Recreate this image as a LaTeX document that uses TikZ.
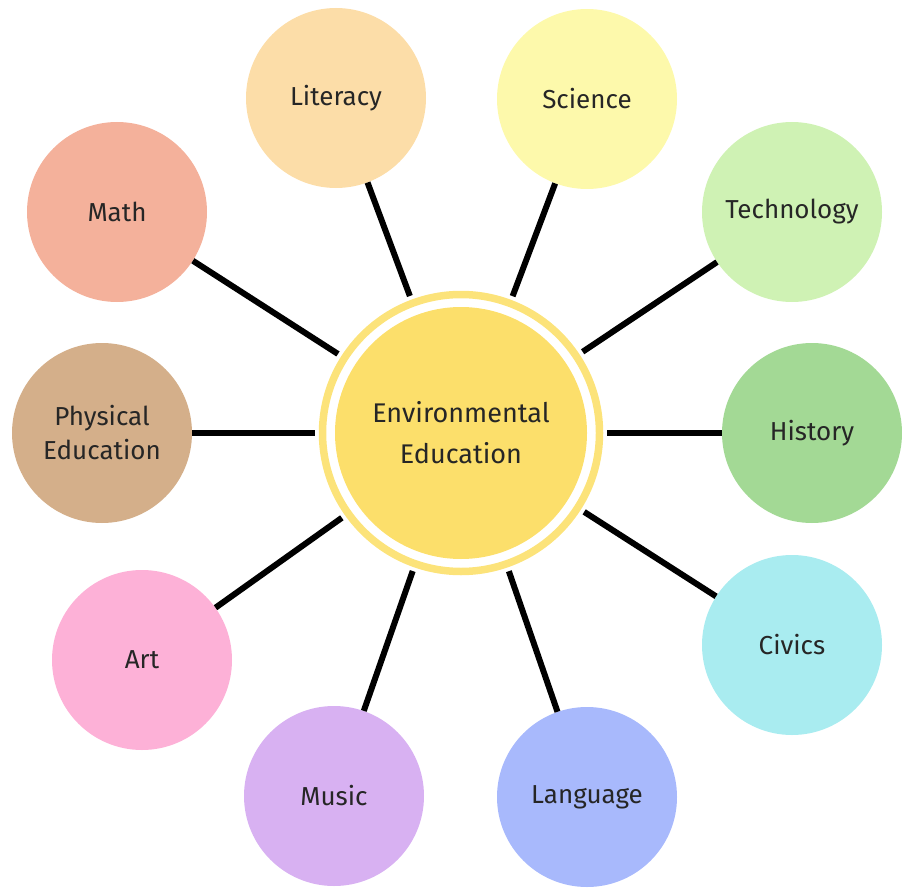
\documentclass[tikz,border=0pt]{standalone}
\usepackage{fontspec}
\setmainfont{Fira Sans}
\usepackage{xcolor}
\definecolor{eecol}{HTML}{FCDF6B}
\definecolor{ringcol}{HTML}{FCE37A}
\definecolor{litcol}{HTML}{FCDDA8}
\definecolor{scicol}{HTML}{FDF9AB}
\definecolor{mathcol}{HTML}{F4B19B}
\definecolor{techcol}{HTML}{CFF2B4}
\definecolor{pecol}{HTML}{D4AF8A}
\definecolor{histcol}{HTML}{A3D995}
\definecolor{artcol}{HTML}{FDB1D7}
\definecolor{civcol}{HTML}{A9ECF0}
\definecolor{muscol}{HTML}{D8B1F2}
\definecolor{langcol}{HTML}{A8B9FC}
\tikzset{
  topic/.style={circle, minimum size=180pt, inner sep=0pt, align=center,
    font=\fontsize{26}{34}\selectfont, text=black!85},
  spoke/.style={line width=6pt, shorten <=4pt}
}

\begin{document}
\begin{tikzpicture}[x=1pt, y=-1pt]
		\useasboundingbox (0,0) rectangle (902,888);

		%% Centre: disk and outer ring
		\node[circle, fill=eecol, minimum size=252pt, inner sep=0pt] (ee) at (461,433) {};
		\node[circle, draw=ringcol, line width=7.5pt, minimum size=277pt, inner sep=0pt] (ring) at (461,433) {};
		\node[align=center, font=\fontsize{27}{41}\selectfont, text=black!85] (eetext) at (ee.center)
			{Environmental\\Education};

		%% Subjects
		\node[topic, fill=litcol] (lit) at (336,98) {Literacy};
		\node[topic, fill=scicol] (sci) at (587,99) {Science};
		\node[topic, fill=mathcol] (math) at (117,212) {Math};
		\node[topic, fill=techcol] (tech) at (792,212) {Technology};
		\node[topic, fill=pecol] (pe) at (102,433) {Physical\\Education};
		\node[topic, fill=histcol] (hist) at (812,433) {History};
		\node[topic, fill=artcol] (art) at (142,660) {Art};
		\node[topic, fill=civcol] (civ) at (792,645) {Civics};
		\node[topic, fill=muscol] (mus) at (334,796) {Music};
		\node[topic, fill=langcol] (lang) at (587,797) {Language};

		%% Spokes
		\foreach \t in {lit,sci,math,tech,pe,hist,art,civ,mus,lang}
			\draw[spoke] (ring) -- (\t);
	\end{tikzpicture}
\end{document}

##########

Write out the lines from the start of the material to the line with "(0,0) rectangle (902,888);", inclusive and exactly. Skip the pictures.

Recreate this image as a LaTeX document that uses TikZ.
\documentclass[tikz,border=0pt]{standalone}
\usepackage{fontspec}
\setmainfont{Fira Sans}
\usepackage{xcolor}
\definecolor{eecol}{HTML}{FCDF6B}
\definecolor{ringcol}{HTML}{FCE37A}
\definecolor{litcol}{HTML}{FCDDA8}
\definecolor{scicol}{HTML}{FDF9AB}
\definecolor{mathcol}{HTML}{F4B19B}
\definecolor{techcol}{HTML}{CFF2B4}
\definecolor{pecol}{HTML}{D4AF8A}
\definecolor{histcol}{HTML}{A3D995}
\definecolor{artcol}{HTML}{FDB1D7}
\definecolor{civcol}{HTML}{A9ECF0}
\definecolor{muscol}{HTML}{D8B1F2}
\definecolor{langcol}{HTML}{A8B9FC}
\tikzset{
  topic/.style={circle, minimum size=180pt, inner sep=0pt, align=center,
    font=\fontsize{26}{34}\selectfont, text=black!85},
  spoke/.style={line width=6pt, shorten <=4pt}
}

\begin{document}
\begin{tikzpicture}[x=1pt, y=-1pt]
		\useasboundingbox (0,0) rectangle (902,888);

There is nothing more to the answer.